The incident raised safety concerns for Orrington resident Jerry Perkins, who owns 375 acres off Perkins Point Road, and for Dustin Young, a commercial logger from Waltham who was harvesting lumber on Perkins’ land when the incident reportedly occurred on Jan. 30.

Perkins said earlier this month that he believes the bullets were fired from the Orrington Rod and Gun Club’s rifle range, located on East Bucksport Road. The club’s property abuts Perkins’ land.

James Goody, the club’s president, disputed that the bullets originated at the rifle range. He did say, however, that the club inspected the range berms and decided to increase the height of the berms to make sure stray bullets never escape the property.

“They’ve cooperated with us. They provided us with photos and video footage,” Deputy Chad Young said Wednesday of rod and gun club officials.

“We know who was there, when they were there, what they were shooting,” he said.

Young said, however, that a review of the footage and still photographs showed no misconduct or reckless behavior on the part of club members who were using the club’s rifle range when the stray bullets were reported.

Young and Sgt. Jon Carson said last week that there was no way to say for sure whether the stray bullets originated at the club’s facilities, located on East Bucksport Road.

Carson noted that the club’s rifle range faces the area in which the bullets were reported. He said Google Earth indicated that the range is 950 yards — just over half a mile — from the location in which Young was logging, “so it’s a pretty good distance.”

Carson said that surveillance images showed two people using the range around the time that the five bullets reportedly passed through trees on Perkins’ land. One was firing a .22-caliber rifle and the other a .303-caliber rifle, he said. Both of the shooters were using tripods for increased accuracy, he said.

Both members signed in before using the range but were gone by the time Young arrived to investigate, Carson said.

Carson noted that sport shooting ranges are largely unregulated by state law.

In addition, there is no local ordinance regarding shooting ranges. An effort to pass an ordinance regulating the town’s gun club and any future shooting ranges was shot down by voters during the June 2007 annual town meeting.

Carson said state law prohibits hunting within 300 feet of the nearest residence but that law does not come into play for the Jan. 30 incident.

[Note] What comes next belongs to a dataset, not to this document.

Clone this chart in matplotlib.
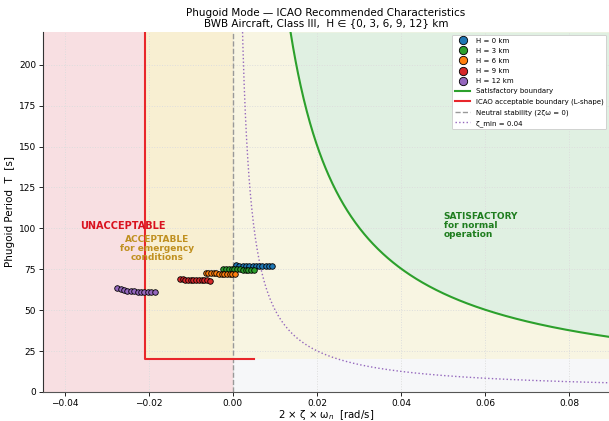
import numpy as np
import matplotlib
matplotlib.use("Agg")
import matplotlib.pyplot as plt

# ---------------- data ----------------
altitudes_km = [0, 3, 6, 9, 12]
series_colors = ["#1f77b4", "#2ca02c", "#ff7f0e", "#d62728", "#9467bd"]

x_H0 = [0.0007, 0.0015, 0.0023, 0.0031, 0.0039, 0.0047, 0.0055, 0.0062, 0.0070, 0.0078, 0.0086, 0.0094]
T_H0 = [77.3, 77.2, 77.2, 77.1, 77.1, 77.0, 77.0, 76.9, 76.9, 76.9, 76.8, 76.8]
x_H3 = [-0.0023, -0.0016, -0.0010, -0.0003, 0.0003, 0.0010, 0.0016, 0.0023, 0.0030, 0.0036, 0.0043, 0.0049]
T_H3 = [75.1, 75.1, 75.0, 75.0, 74.9, 74.9, 74.9, 74.8, 74.8, 74.8, 74.7, 74.7]
x_H6 = [-0.0065, -0.0059, -0.0052, -0.0046, -0.0040, -0.0034, -0.0027, -0.0021, -0.0015, -0.0008, -0.0002, 0.0004]
T_H6 = [72.6, 72.5, 72.5, 72.4, 72.4, 72.3, 72.3, 72.3, 72.2, 72.2, 72.1, 72.1]
x_H9 = [-0.0127, -0.0120, -0.0114, -0.0107, -0.0100, -0.0094, -0.0087, -0.0081, -0.0074, -0.0068, -0.0061, -0.0054]
T_H9 = [68.9, 68.8, 68.7, 68.6, 68.5, 68.4, 68.4, 68.3, 68.3, 68.2, 68.2, 68.1]
x_H12 = [-0.0275, -0.0267, -0.0259, -0.0251, -0.0243, -0.0235, -0.0227, -0.0219, -0.0211, -0.0203, -0.0195, -0.0186]
T_H12 = [63.4, 62.8, 62.3, 62.0, 61.7, 61.5, 61.3, 61.2, 61.1, 61.0, 60.9, 60.9]

xs = [x_H0, x_H3, x_H6, x_H9, x_H12]
Ts = [T_H0, T_H3, T_H6, T_H9, T_H12]

zeta_sat = 0.24        # satisfactory boundary damping
zeta_min = 0.04        # minimum damping line
x_icao = -0.021        # ICAO acceptable boundary (vertical leg)
T_icao = 20.0          # ICAO acceptable boundary (horizontal leg)
x_icao_end = 0.005

xlim = (-0.0452, 0.0895)
ylim = (0, 220)

# ---------------- figure ----------------
fig = plt.figure(figsize=(6.09, 4.21), dpi=100)
ax = fig.add_axes([0.0706, 0.069, 0.9294, 0.855])

# regions
ax.axvspan(xlim[0], x_icao, color="#f8dfe2", zorder=0, lw=0)
ax.fill_between([x_icao, 0], 0, T_icao, color="#f8dfe2", zorder=0, lw=0)
ax.fill_between([x_icao, 0], T_icao, ylim[1], color="#f8efd2", zorder=0, lw=0)
ax.fill_between([0, xlim[1]], T_icao, ylim[1], color="#f8f5e2", zorder=0, lw=0)
ax.fill_between([0, xlim[1]], 0, T_icao, color="#f6f7f9", zorder=0, lw=0)

xc = np.linspace(0.0005, xlim[1], 600)
T_sat = 4 * np.pi * zeta_sat / xc
ax.fill_between(xc, np.clip(T_sat, T_icao, ylim[1]), ylim[1], where=T_sat < ylim[1],
                color="#e0f0e2", zorder=0.5, lw=0)

ax.grid(True, color="#dddddd", linestyle=":", linewidth=0.7, zorder=1)
ax.set_axisbelow(True)

# boundaries
ax.plot(xc, T_sat, color="#2ca02c", lw=1.5, zorder=3, label="Satisfactory boundary")
ax.plot([x_icao, x_icao, x_icao_end], [ylim[1], T_icao, T_icao], color="#e8262b", lw=1.5,
        zorder=3, label="ICAO acceptable boundary (L-shape)")
ax.axvline(0, color="#999999", ls="--", lw=1.0, zorder=2, label="Neutral stability (2ζω = 0)")
xm = np.linspace(0.0015, xlim[1], 600)
ax.plot(xm, 4 * np.pi * zeta_min / xm, color="#9467bd", ls=":", lw=1.0, zorder=2,
        label="ζ_min = 0.04")

# data
for H, c, x, T in zip(altitudes_km, series_colors, xs, Ts):
    ax.plot(x, T, ls="none", marker="o", ms=4.0, mfc=c, mec="black", mew=0.6, zorder=5,
            label=f"H = {H} km")

# annotations
ax.text(-0.0262, 101.5, "UNACCEPTABLE", color="#d9121f", fontsize=7, fontweight="bold",
        ha="center", va="center", zorder=6)
ax.text(-0.018, 87.5, "ACCEPTABLE\nfor emergency\nconditions", color="#c09020", fontsize=6.5,
        fontweight="bold", ha="center", va="center", linespacing=1.0, zorder=6)
ax.text(0.0502, 102, "SATISFACTORY\nfor normal\noperation", color="#1e7d1e", fontsize=6.5,
        fontweight="bold", ha="left", va="center", linespacing=1.0, zorder=6)

ax.set_xlim(*xlim)
ax.set_ylim(*ylim)
ax.set_xticks([-0.04, -0.02, 0.0, 0.02, 0.04, 0.06, 0.08])
ax.set_yticks([0, 25, 50, 75, 100, 125, 150, 175, 200])
ax.tick_params(labelsize=6.5, length=3, width=0.6, pad=2)
for s in ["top", "right"]:
    ax.spines[s].set_visible(False)
ax.spines["left"].set_color("#333333")
ax.spines["bottom"].set_color("#555555")

ax.set_xlabel("2 × ζ × ω$_n$  [rad/s]", fontsize=7.3, labelpad=1)
ax.xaxis.set_label_coords(0.5, -0.045)
ax.set_ylabel("Phugoid Period  T  [s]", fontsize=7.5, labelpad=3)
ax.set_title("Phugoid Mode — ICAO Recommended Characteristics\n"
             "BWB Aircraft, Class III,  H ∈ {0, 3, 6, 9, 12} km", fontsize=7.5, pad=4,
             linespacing=1.1)

handles, labels = ax.get_legend_handles_labels()
order = [4, 5, 6, 7, 8, 0, 1, 2, 3]
leg = ax.legend([handles[i] for i in order], [labels[i] for i in order], loc="upper right",
                fontsize=5, framealpha=1.0, edgecolor="#cccccc", fancybox=True,
                borderaxespad=0.4, handlelength=2.2, labelspacing=0.6, markerscale=1.5)
leg.get_frame().set_linewidth(0.6)

fig.savefig("out.png", dpi=100)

Young said earlier this month that police field occasional complaints about after-hours shooting at the club’s facilities. He noted, however, that it had been several years since problems with stray bullets had been reported before the call from Perkins.

Perkins said last week that although he hasn’t heard of any other stray bullets since the Jan. 30 incident, he remains concerned about the safety of the eight households in his neighborhood along Brewer Lake and for those harvesting wood on his land or using his property for hunting and snowmobiling.